A lecture tour in the American South, part one

Just returned from a hugely enjoyable lecture tour for the English Speaking Union, having been asked to be the Sir Evelyn Wrench lecturer for 2011. I toured several cities in the American South, starting at Tulsa in Oklahoma, and moving on to Louisiana: Shreveport, Monroe, and then down to New Orleans, all very different places, and finishing with a tour of Houston, Austin, Fort Worth and Dallas. I was so very well looked after at each place I stayed and really touched by American directness, enthusiasm and politeness. In Tulsa my kind hosts the Vaughns took me on a tour of the Philbrook Villa, a delightful Italianate house built for an oil millionaire, Waite Phillips, in the 1920s, and designed by a Kansas City architect, called Edward Beuhler Delk. Now preserved as an art museum, we enjoyed a delicious brunch here and admired paintings and gardens (a must for any visitor to Tulsa), and then they dropped me off with John Walton Brooks, architect and lifelong preservationist and anglophile (who deeply admires Lutyens in particular), who took me on another tour of Tulsa’s highlights, downtown and in the elegant suburbs too. He pushed me into the art-deco Boston Avenue Methodist church – a really fine spectacle inside and out, and said – “go and explore, if challenged start singing: ‘onward Christian soldiers!’” I am happy to say that I explored without the need to sing. The lecture was over a fine afternoon tea and it seemed very appropriate for an ESU gathering. More to follow soon . . . .

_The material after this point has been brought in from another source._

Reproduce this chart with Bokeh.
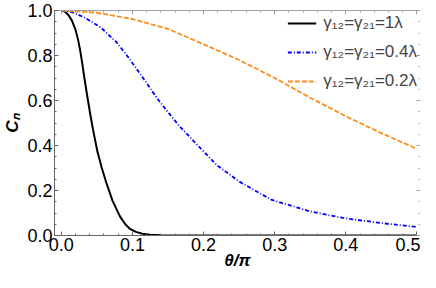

1 Responses to “A lecture tour in the American South, part one”


  • Janelle Swearingen

    Jeremy,
    We certainly enjoyed having you here in Tulsa and regret that your visit was so brief. We had very positive response to your lecture and many of us have already read your wonderful book.

    Let us know if you ever plan another trip to this part of the country as we would love to have you with us again.